The story by Russell A. Smith in particular is a very creeper stalker story. The technology aspects of this story are very cleverly done. There are absolutely no technical details and yet my brain automatically started filling in those details as I was going along. The final story in this book is a story by the editor Colin F. Barnes that fans of his may already have read so be wary of that. I’d already read Techxorcist 0.5 but I enjoyed reading it again. I particularly like the priest character who seems to try and exorcise evil AI in a manner that reminds me of Maxim from The Prodigy. Not just the implied accent but the patterns too.
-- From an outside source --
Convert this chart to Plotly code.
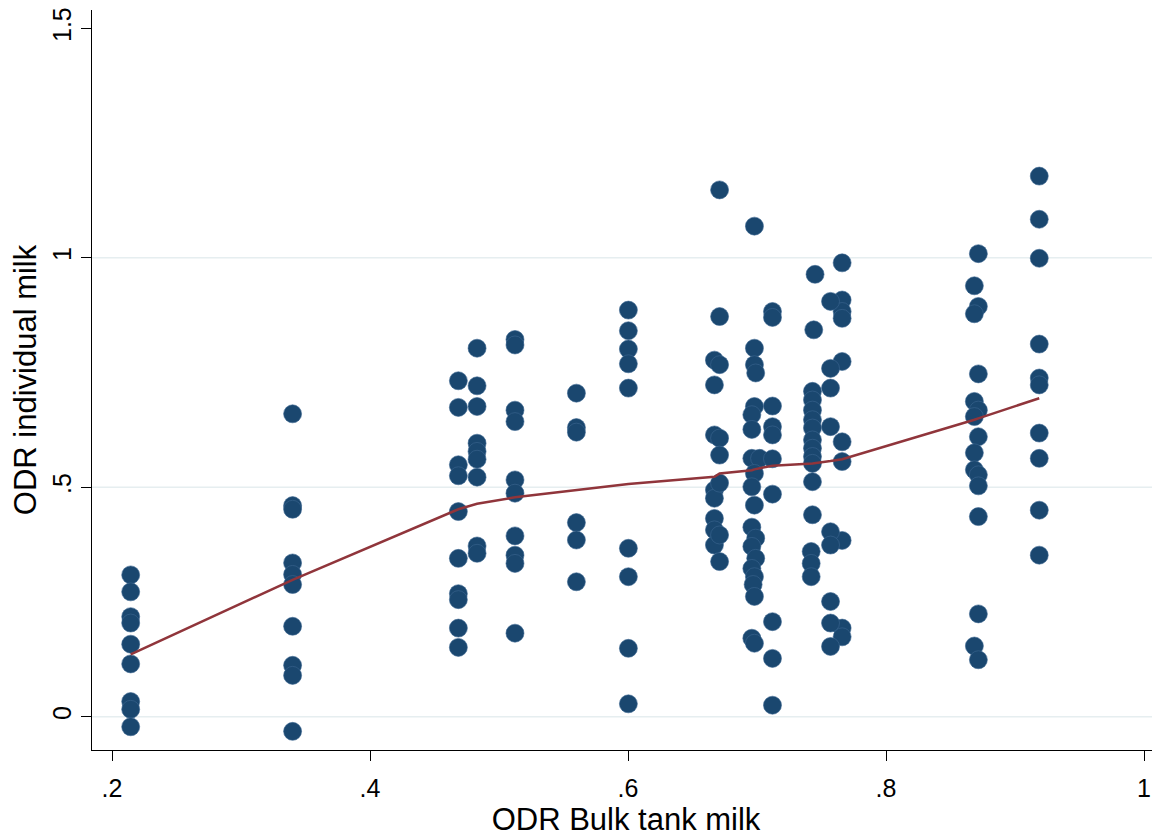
import plotly.graph_objects as go

# ---- data ----
x_bulk = (
    [0.2145] * 9
    + [0.340] * 10
    + [0.4685] * 10
    + [0.483] * 9
    + [0.5124] * 10
    + [0.560] * 6
    + [0.6003] * 9
    + [0.667] * 8 + [0.671] * 8
    + [0.698, 0.698, 0.698, 0.699, 0.698, 0.696, 0.696, 0.696, 0.702, 0.698,
       0.696, 0.698, 0.696, 0.699, 0.696, 0.699, 0.696, 0.698, 0.697, 0.698,
       0.696, 0.698]
    + [0.712] * 10
    + [0.745, 0.744] + [0.743] * 11 + [0.742] * 3
    + [0.766] * 10 + [0.757] * 9
    + [0.8716, 0.8685, 0.8716, 0.8685, 0.8716, 0.8685, 0.8716, 0.8685, 0.8716,
       0.8685, 0.8685, 0.8716, 0.8716, 0.8716, 0.8716, 0.8685, 0.8716]
    + [0.9188] * 10
)

y_indiv = (
    [0.309, 0.272, 0.218, 0.204, 0.158, 0.115, 0.033, 0.016, -0.022]
    + [0.660, 0.460, 0.452, 0.335, 0.310, 0.288, 0.197, 0.112, 0.090, -0.032]
    + [0.732, 0.674, 0.549, 0.525, 0.447, 0.345, 0.268, 0.255, 0.193, 0.151]
    + [0.803, 0.721, 0.676, 0.596, 0.578, 0.561, 0.522, 0.372, 0.356]
    + [0.822, 0.810, 0.668, 0.643, 0.516, 0.487, 0.394, 0.352, 0.334, 0.182]
    + [0.705, 0.630, 0.620, 0.423, 0.385, 0.294]
    + [0.886, 0.841, 0.801, 0.769, 0.716, 0.367, 0.305, 0.149, 0.028]
    + [0.777, 0.723, 0.614, 0.494, 0.476, 0.432, 0.407, 0.374]
    + [1.148, 0.872, 0.767, 0.607, 0.570, 0.509, 0.396, 0.338]
    + [1.069, 0.803, 0.767, 0.749, 0.676, 0.658, 0.626, 0.563, 0.563, 0.530,
       0.501, 0.461, 0.413, 0.389, 0.371, 0.345, 0.323, 0.305, 0.288, 0.262,
       0.171, 0.160]
    + [0.883, 0.870, 0.677, 0.632, 0.614, 0.562, 0.485, 0.207, 0.127, 0.025]
    + [0.964, 0.843, 0.709, 0.690, 0.668, 0.647, 0.629, 0.603, 0.585, 0.567,
       0.552, 0.512, 0.440, 0.360, 0.334, 0.305]
    + [0.989, 0.908, 0.883, 0.868, 0.774, 0.599, 0.556, 0.384, 0.193, 0.174]
    + [0.905, 0.759, 0.716, 0.632, 0.403, 0.374, 0.251, 0.204, 0.153]
    + [1.009, 0.939, 0.894, 0.878, 0.747, 0.687, 0.668, 0.654, 0.610, 0.575,
       0.538, 0.527, 0.503, 0.436, 0.224, 0.154, 0.124]
    + [1.178, 1.084, 0.999, 0.812, 0.738, 0.723, 0.618, 0.563, 0.450, 0.352]
)

lowess_x = [0.2145, 0.340, 0.4685, 0.483, 0.5124, 0.560, 0.6003, 0.667, 0.671,
            0.696, 0.698, 0.712, 0.743, 0.757, 0.766, 0.8685, 0.8716, 0.9188]
lowess_y = [0.136, 0.298, 0.452, 0.464, 0.478, 0.494, 0.507, 0.523, 0.530,
            0.537, 0.539, 0.547, 0.552, 0.557, 0.561, 0.647, 0.650, 0.694]

x_ticks = [0.2, 0.4, 0.6, 0.8, 1.0]
x_tick_text = [".2", ".4", ".6", ".8", "1"]
y_ticks = [0, 0.5, 1, 1.5]
y_tick_text = ["0", ".5", "1", "1.5"]
y_grid = [0, 0.5, 1]

FONT = "Liberation Sans, Arial, sans-serif"

fig = go.Figure()
for g in y_grid:
    fig.add_shape(type="line", xref="paper", yref="y", x0=0, x1=1, y0=g, y1=g,
                  line=dict(color="#e6eef0", width=1.5), layer="below")

fig.add_trace(go.Scatter(
    x=x_bulk, y=y_indiv, mode="markers",
    marker=dict(size=18, color="#1a476f", line=dict(width=0.6, color="#3d6690")),
    showlegend=False, hoverinfo="x+y",
))
fig.add_trace(go.Scatter(
    x=lowess_x, y=lowess_y, mode="lines",
    line=dict(color="#90353b", width=2.5),
    showlegend=False,
))

# the page body adds an 8px offset, so the figure is 8px smaller than the window
fig.update_layout(
    width=1152, height=829,
    margin=dict(l=84, r=0, t=2, b=87),
    paper_bgcolor="white", plot_bgcolor="white",
    font=dict(family=FONT, color="black"),
    xaxis=dict(
        range=[0.1845, 1.0124], tickvals=x_ticks, ticktext=x_tick_text,
        ticks="outside", ticklen=10, tickwidth=1.2, tickcolor="black",
        showline=True, linecolor="black", linewidth=1.4,
        showgrid=False, zeroline=False, automargin=False,
        ticklabelstandoff=6, ticklabeloverflow="allow",
        tickfont=dict(size=25, family=FONT),
        title=dict(text="ODR Bulk tank milk", font=dict(size=31, family=FONT), standoff=7),
    ),
    yaxis=dict(
        range=[-0.0726, 1.540], tickvals=y_ticks, ticktext=y_tick_text,
        tickangle=-90,
        ticks="outside", ticklen=10, tickwidth=1.2, tickcolor="black",
        showline=True, linecolor="black", linewidth=1.4,
        showgrid=False, zeroline=False, automargin=False,
        ticklabeloverflow="allow",
        tickfont=dict(size=25, family=FONT),
        title=dict(text="ODR individual milk", font=dict(size=31, family=FONT), standoff=3),
    ),
)

fig.write_html("out.html")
There is one major failing in this collection of stories though. It is way too short. I wanted at least a couple more stories. It has been so long since I have read a decent cyberpunk anthology that this felt a little like giving a starving man a canapé. So tonight I will be badgering the editor in to releasing a follow-up as soon as possible.
If you are a fan of the cyberpunk genre then you really should read this. If you think you are not a fan then all I will say is that this collection builds on films such as Bladerunner and The Matrix. It is a thoroughly enjoyable read.